# [Supplied data]
--- Begin ---

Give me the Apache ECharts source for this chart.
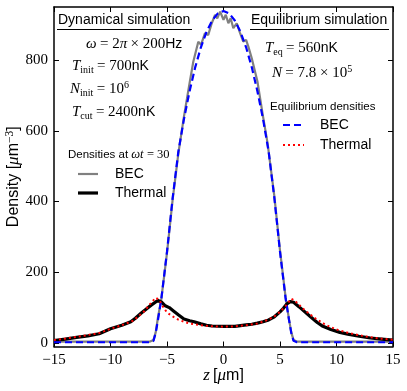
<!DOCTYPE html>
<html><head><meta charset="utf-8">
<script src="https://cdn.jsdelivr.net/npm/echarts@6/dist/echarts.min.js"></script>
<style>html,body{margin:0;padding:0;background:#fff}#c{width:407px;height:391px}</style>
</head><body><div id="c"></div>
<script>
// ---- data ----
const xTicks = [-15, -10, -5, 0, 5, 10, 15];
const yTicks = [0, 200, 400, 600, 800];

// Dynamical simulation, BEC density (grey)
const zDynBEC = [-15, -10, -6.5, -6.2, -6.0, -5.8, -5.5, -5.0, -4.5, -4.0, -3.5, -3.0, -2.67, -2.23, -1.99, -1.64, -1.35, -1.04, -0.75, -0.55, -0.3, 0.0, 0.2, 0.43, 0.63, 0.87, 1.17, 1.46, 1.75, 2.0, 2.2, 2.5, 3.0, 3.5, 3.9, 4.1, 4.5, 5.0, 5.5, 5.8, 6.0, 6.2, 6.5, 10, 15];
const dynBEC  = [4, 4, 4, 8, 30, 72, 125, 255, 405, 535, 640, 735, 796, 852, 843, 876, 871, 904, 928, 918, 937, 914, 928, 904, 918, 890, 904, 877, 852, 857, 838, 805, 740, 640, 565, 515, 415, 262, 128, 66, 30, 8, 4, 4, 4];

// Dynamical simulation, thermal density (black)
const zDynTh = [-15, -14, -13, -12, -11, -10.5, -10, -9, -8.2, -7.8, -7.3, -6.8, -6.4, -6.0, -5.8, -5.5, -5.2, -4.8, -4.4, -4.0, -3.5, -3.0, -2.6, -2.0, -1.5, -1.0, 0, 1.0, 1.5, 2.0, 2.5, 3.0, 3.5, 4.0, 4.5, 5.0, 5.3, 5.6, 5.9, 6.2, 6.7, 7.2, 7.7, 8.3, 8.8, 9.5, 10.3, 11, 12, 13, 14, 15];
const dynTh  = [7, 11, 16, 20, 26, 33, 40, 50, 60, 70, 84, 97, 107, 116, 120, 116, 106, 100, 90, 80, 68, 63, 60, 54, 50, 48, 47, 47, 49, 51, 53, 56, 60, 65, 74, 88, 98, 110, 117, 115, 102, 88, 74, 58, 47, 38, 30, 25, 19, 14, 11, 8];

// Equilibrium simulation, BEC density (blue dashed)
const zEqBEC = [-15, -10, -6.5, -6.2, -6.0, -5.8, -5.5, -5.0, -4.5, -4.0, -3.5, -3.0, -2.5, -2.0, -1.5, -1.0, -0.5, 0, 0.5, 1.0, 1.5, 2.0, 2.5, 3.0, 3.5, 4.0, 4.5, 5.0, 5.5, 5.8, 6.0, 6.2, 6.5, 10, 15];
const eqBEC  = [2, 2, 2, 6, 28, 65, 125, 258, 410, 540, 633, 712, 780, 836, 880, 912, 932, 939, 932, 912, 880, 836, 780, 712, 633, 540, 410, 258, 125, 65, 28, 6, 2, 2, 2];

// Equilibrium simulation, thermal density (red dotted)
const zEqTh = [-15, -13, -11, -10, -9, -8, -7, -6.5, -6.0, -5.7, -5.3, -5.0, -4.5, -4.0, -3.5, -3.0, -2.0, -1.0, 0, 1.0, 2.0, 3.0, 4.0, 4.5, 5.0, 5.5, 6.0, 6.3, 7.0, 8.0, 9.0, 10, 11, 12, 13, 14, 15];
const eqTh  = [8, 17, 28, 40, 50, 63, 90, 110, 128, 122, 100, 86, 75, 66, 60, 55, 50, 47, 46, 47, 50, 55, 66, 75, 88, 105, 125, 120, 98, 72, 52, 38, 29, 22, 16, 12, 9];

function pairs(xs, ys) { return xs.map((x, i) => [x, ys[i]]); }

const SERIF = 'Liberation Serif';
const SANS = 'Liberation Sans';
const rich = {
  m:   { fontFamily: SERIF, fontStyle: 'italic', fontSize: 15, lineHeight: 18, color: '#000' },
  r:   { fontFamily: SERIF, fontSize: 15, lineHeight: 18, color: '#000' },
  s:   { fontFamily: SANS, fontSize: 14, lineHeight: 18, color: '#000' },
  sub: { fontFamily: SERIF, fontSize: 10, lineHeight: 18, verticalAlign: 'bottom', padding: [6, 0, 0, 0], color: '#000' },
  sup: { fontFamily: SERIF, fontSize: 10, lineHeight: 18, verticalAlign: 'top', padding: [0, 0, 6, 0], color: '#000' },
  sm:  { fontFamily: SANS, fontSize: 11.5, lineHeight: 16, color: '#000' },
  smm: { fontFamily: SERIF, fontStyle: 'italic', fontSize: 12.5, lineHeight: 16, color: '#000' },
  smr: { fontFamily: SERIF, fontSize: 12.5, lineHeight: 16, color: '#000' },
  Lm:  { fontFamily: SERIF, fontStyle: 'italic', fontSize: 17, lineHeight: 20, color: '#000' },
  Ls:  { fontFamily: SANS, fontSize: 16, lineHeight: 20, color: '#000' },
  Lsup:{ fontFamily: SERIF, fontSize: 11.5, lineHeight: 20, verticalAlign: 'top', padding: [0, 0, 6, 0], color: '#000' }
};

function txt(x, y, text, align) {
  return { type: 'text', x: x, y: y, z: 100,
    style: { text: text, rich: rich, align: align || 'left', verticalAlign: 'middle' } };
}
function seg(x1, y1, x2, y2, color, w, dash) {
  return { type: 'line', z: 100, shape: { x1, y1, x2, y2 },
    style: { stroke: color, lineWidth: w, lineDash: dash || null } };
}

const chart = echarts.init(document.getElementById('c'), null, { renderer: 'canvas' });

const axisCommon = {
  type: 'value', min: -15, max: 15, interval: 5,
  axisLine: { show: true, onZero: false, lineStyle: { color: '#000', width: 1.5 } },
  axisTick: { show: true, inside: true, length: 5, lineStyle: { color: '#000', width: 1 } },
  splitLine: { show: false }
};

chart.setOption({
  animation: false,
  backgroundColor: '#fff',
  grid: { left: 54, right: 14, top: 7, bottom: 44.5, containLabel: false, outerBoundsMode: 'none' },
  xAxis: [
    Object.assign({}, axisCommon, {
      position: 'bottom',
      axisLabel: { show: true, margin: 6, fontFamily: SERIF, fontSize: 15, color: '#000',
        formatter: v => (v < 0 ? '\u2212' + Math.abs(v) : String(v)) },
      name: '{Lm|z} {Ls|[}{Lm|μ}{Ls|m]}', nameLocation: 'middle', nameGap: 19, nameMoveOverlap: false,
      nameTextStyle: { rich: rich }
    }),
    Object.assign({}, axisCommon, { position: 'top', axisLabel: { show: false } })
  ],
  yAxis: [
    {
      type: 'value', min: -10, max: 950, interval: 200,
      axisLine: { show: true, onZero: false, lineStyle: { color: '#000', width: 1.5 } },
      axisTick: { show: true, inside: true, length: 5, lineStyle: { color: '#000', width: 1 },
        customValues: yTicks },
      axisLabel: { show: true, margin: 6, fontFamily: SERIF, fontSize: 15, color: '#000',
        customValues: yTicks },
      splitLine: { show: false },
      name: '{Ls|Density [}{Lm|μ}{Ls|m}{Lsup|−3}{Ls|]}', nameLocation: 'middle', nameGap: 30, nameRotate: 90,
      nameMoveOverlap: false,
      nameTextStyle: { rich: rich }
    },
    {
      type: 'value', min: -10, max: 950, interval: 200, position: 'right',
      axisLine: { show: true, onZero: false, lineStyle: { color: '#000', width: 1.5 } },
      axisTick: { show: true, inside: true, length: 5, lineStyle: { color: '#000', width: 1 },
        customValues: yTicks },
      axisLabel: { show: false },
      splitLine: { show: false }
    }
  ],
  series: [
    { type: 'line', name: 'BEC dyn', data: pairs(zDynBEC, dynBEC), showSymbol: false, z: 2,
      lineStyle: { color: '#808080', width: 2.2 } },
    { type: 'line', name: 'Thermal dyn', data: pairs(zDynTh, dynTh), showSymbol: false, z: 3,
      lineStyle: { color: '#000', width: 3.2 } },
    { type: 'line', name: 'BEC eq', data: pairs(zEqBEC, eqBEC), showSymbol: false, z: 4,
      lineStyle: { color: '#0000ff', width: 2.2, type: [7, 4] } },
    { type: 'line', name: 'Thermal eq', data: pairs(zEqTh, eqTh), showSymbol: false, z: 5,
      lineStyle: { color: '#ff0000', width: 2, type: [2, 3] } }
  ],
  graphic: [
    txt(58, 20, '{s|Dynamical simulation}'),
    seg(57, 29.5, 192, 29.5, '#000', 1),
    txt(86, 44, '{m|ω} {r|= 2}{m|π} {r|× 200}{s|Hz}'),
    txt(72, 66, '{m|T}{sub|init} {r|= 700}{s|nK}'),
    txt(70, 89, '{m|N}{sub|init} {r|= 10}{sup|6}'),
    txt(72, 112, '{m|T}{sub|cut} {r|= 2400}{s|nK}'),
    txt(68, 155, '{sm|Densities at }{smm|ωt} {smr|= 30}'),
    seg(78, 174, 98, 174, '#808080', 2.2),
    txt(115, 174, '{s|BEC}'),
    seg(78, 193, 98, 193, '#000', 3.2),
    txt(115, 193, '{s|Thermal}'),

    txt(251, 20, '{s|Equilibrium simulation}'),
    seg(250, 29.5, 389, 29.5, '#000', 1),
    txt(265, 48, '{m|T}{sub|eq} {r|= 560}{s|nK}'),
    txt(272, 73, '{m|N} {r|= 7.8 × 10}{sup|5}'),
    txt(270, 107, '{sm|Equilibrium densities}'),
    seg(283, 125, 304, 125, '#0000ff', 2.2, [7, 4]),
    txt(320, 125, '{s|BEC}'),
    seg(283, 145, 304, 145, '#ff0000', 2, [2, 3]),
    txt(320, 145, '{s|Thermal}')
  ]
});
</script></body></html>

--- End ---

# [Goal]
Please extract exactly the lines of the data, from the first through the line containing "30, 8, 4, 4, 4];", and add no pictures to the copy.

# [The result]
Give me the Apache ECharts source for this chart.
<!DOCTYPE html>
<html><head><meta charset="utf-8">
<script src="https://cdn.jsdelivr.net/npm/echarts@6/dist/echarts.min.js"></script>
<style>html,body{margin:0;padding:0;background:#fff}#c{width:407px;height:391px}</style>
</head><body><div id="c"></div>
<script>
// ---- data ----
const xTicks = [-15, -10, -5, 0, 5, 10, 15];
const yTicks = [0, 200, 400, 600, 800];

// Dynamical simulation, BEC density (grey)
const zDynBEC = [-15, -10, -6.5, -6.2, -6.0, -5.8, -5.5, -5.0, -4.5, -4.0, -3.5, -3.0, -2.67, -2.23, -1.99, -1.64, -1.35, -1.04, -0.75, -0.55, -0.3, 0.0, 0.2, 0.43, 0.63, 0.87, 1.17, 1.46, 1.75, 2.0, 2.2, 2.5, 3.0, 3.5, 3.9, 4.1, 4.5, 5.0, 5.5, 5.8, 6.0, 6.2, 6.5, 10, 15];
const dynBEC  = [4, 4, 4, 8, 30, 72, 125, 255, 405, 535, 640, 735, 796, 852, 843, 876, 871, 904, 928, 918, 937, 914, 928, 904, 918, 890, 904, 877, 852, 857, 838, 805, 740, 640, 565, 515, 415, 262, 128, 66, 30, 8, 4, 4, 4];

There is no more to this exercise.